§ **WHAT YOU NEED TO DO**: Return the listing below unchanged, minus its pictures.

----- DATA PROVIDED

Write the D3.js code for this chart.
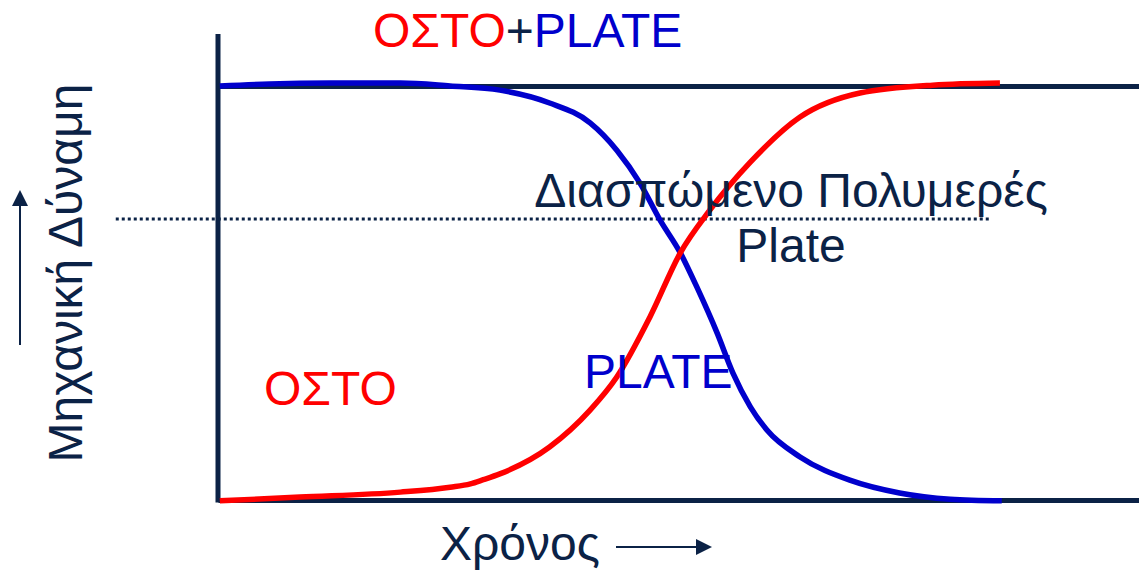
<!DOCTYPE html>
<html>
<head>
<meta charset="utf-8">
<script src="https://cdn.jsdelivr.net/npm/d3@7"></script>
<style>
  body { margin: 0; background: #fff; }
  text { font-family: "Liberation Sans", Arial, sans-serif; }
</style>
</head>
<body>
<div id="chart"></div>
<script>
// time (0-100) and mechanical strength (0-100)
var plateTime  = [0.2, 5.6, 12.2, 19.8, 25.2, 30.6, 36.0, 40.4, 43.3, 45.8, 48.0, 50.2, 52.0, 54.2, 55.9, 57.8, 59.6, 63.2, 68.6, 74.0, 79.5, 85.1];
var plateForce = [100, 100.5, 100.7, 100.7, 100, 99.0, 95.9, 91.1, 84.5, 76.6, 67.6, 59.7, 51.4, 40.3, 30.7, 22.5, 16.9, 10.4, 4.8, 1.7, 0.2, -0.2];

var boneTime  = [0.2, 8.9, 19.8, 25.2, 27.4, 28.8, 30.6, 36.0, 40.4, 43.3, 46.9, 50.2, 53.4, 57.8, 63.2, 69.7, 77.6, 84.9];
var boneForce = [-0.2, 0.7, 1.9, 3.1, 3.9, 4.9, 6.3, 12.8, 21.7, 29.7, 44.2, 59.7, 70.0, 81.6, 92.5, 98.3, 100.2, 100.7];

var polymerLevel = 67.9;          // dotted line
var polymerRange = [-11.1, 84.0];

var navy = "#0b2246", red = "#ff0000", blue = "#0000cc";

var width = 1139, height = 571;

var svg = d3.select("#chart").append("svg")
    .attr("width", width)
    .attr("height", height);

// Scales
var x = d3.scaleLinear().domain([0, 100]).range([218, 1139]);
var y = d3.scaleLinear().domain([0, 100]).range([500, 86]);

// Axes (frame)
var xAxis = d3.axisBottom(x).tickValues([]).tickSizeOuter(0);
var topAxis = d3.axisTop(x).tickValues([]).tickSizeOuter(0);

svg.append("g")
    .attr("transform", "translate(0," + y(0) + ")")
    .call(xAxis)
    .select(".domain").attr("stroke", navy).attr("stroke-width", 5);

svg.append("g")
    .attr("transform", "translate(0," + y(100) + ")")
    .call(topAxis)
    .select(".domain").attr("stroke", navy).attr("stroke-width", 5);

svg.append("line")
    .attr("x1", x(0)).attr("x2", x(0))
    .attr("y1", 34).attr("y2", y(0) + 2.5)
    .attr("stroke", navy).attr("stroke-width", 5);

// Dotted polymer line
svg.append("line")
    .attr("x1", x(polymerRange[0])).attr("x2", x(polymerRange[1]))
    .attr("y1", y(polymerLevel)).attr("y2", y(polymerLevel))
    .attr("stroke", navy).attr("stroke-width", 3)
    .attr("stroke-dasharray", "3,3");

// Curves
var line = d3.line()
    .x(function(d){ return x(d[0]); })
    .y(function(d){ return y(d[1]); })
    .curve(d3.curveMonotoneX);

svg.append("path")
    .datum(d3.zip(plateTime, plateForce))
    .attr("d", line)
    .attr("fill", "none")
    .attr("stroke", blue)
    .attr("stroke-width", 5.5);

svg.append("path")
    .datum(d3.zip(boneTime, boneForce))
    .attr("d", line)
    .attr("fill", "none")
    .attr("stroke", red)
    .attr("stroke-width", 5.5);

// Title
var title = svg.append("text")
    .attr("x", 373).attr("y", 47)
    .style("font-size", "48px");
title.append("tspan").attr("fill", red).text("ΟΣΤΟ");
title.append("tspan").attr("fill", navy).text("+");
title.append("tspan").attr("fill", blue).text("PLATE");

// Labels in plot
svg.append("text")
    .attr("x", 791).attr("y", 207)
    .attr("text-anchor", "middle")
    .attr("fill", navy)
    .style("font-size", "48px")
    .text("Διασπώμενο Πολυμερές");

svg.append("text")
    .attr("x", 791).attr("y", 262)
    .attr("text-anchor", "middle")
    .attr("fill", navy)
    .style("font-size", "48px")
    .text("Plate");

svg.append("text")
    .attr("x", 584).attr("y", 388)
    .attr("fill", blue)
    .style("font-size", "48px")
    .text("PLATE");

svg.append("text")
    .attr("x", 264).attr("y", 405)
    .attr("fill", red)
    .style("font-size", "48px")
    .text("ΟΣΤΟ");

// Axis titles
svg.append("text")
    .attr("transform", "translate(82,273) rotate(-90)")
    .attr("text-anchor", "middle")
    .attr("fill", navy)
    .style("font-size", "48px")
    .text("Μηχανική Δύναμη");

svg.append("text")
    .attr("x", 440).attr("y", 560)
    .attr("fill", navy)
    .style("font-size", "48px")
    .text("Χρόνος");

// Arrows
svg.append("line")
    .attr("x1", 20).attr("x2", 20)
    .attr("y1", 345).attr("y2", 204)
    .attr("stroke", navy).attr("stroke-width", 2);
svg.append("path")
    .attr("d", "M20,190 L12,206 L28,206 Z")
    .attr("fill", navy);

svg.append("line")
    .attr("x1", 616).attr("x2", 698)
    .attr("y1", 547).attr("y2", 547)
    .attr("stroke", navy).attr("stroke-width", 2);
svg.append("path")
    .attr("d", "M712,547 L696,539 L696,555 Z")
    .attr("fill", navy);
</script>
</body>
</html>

----------

§ **REPLY TO THE EXERCISE**:
Write the D3.js code for this chart.
<!DOCTYPE html>
<html>
<head>
<meta charset="utf-8">
<script src="https://cdn.jsdelivr.net/npm/d3@7"></script>
<style>
  body { margin: 0; background: #fff; }
  text { font-family: "Liberation Sans", Arial, sans-serif; }
</style>
</head>
<body>
<div id="chart"></div>
<script>
// time (0-100) and mechanical strength (0-100)
var plateTime  = [0.2, 5.6, 12.2, 19.8, 25.2, 30.6, 36.0, 40.4, 43.3, 45.8, 48.0, 50.2, 52.0, 54.2, 55.9, 57.8, 59.6, 63.2, 68.6, 74.0, 79.5, 85.1];
var plateForce = [100, 100.5, 100.7, 100.7, 100, 99.0, 95.9, 91.1, 84.5, 76.6, 67.6, 59.7, 51.4, 40.3, 30.7, 22.5, 16.9, 10.4, 4.8, 1.7, 0.2, -0.2];

var boneTime  = [0.2, 8.9, 19.8, 25.2, 27.4, 28.8, 30.6, 36.0, 40.4, 43.3, 46.9, 50.2, 53.4, 57.8, 63.2, 69.7, 77.6, 84.9];
var boneForce = [-0.2, 0.7, 1.9, 3.1, 3.9, 4.9, 6.3, 12.8, 21.7, 29.7, 44.2, 59.7, 70.0, 81.6, 92.5, 98.3, 100.2, 100.7];

var polymerLevel = 67.9;          // dotted line
var polymerRange = [-11.1, 84.0];

var navy = "#0b2246", red = "#ff0000", blue = "#0000cc";

var width = 1139, height = 571;

var svg = d3.select("#chart").append("svg")
    .attr("width", width)
    .attr("height", height);

// Scales
var x = d3.scaleLinear().domain([0, 100]).range([218, 1139]);
var y = d3.scaleLinear().domain([0, 100]).range([500, 86]);

// Axes (frame)
var xAxis = d3.axisBottom(x).tickValues([]).tickSizeOuter(0);
var topAxis = d3.axisTop(x).tickValues([]).tickSizeOuter(0);

svg.append("g")
    .attr("transform", "translate(0," + y(0) + ")")
    .call(xAxis)
    .select(".domain").attr("stroke", navy).attr("stroke-width", 5);

svg.append("g")
    .attr("transform", "translate(0," + y(100) + ")")
    .call(topAxis)
    .select(".domain").attr("stroke", navy).attr("stroke-width", 5);

svg.append("line")
    .attr("x1", x(0)).attr("x2", x(0))
    .attr("y1", 34).attr("y2", y(0) + 2.5)
    .attr("stroke", navy).attr("stroke-width", 5);

// Dotted polymer line
svg.append("line")
    .attr("x1", x(polymerRange[0])).attr("x2", x(polymerRange[1]))
    .attr("y1", y(polymerLevel)).attr("y2", y(polymerLevel))
    .attr("stroke", navy).attr("stroke-width", 3)
    .attr("stroke-dasharray", "3,3");

// Curves
var line = d3.line()
    .x(function(d){ return x(d[0]); })
    .y(function(d){ return y(d[1]); })
    .curve(d3.curveMonotoneX);

svg.append("path")
    .datum(d3.zip(plateTime, plateForce))
    .attr("d", line)
    .attr("fill", "none")
    .attr("stroke", blue)
    .attr("stroke-width", 5.5);

svg.append("path")
    .datum(d3.zip(boneTime, boneForce))
    .attr("d", line)
    .attr("fill", "none")
    .attr("stroke", red)
    .attr("stroke-width", 5.5);

// Title
var title = svg.append("text")
    .attr("x", 373).attr("y", 47)
    .style("font-size", "48px");
title.append("tspan").attr("fill", red).text("ΟΣΤΟ");
title.append("tspan").attr("fill", navy).text("+");
title.append("tspan").attr("fill", blue).text("PLATE");

// Labels in plot
svg.append("text")
    .attr("x", 791).attr("y", 207)
    .attr("text-anchor", "middle")
    .attr("fill", navy)
    .style("font-size", "48px")
    .text("Διασπώμενο Πολυμερές");

svg.append("text")
    .attr("x", 791).attr("y", 262)
    .attr("text-anchor", "middle")
    .attr("fill", navy)
    .style("font-size", "48px")
    .text("Plate");

svg.append("text")
    .attr("x", 584).attr("y", 388)
    .attr("fill", blue)
    .style("font-size", "48px")
    .text("PLATE");

svg.append("text")
    .attr("x", 264).attr("y", 405)
    .attr("fill", red)
    .style("font-size", "48px")
    .text("ΟΣΤΟ");

// Axis titles
svg.append("text")
    .attr("transform", "translate(82,273) rotate(-90)")
    .attr("text-anchor", "middle")
    .attr("fill", navy)
    .style("font-size", "48px")
    .text("Μηχανική Δύναμη");

svg.append("text")
    .attr("x", 440).attr("y", 560)
    .attr("fill", navy)
    .style("font-size", "48px")
    .text("Χρόνος");

// Arrows
svg.append("line")
    .attr("x1", 20).attr("x2", 20)
    .attr("y1", 345).attr("y2", 204)
    .attr("stroke", navy).attr("stroke-width", 2);
svg.append("path")
    .attr("d", "M20,190 L12,206 L28,206 Z")
    .attr("fill", navy);

svg.append("line")
    .attr("x1", 616).attr("x2", 698)
    .attr("y1", 547).attr("y2", 547)
    .attr("stroke", navy).attr("stroke-width", 2);
svg.append("path")
    .attr("d", "M712,547 L696,539 L696,555 Z")
    .attr("fill", navy);
</script>
</body>
</html>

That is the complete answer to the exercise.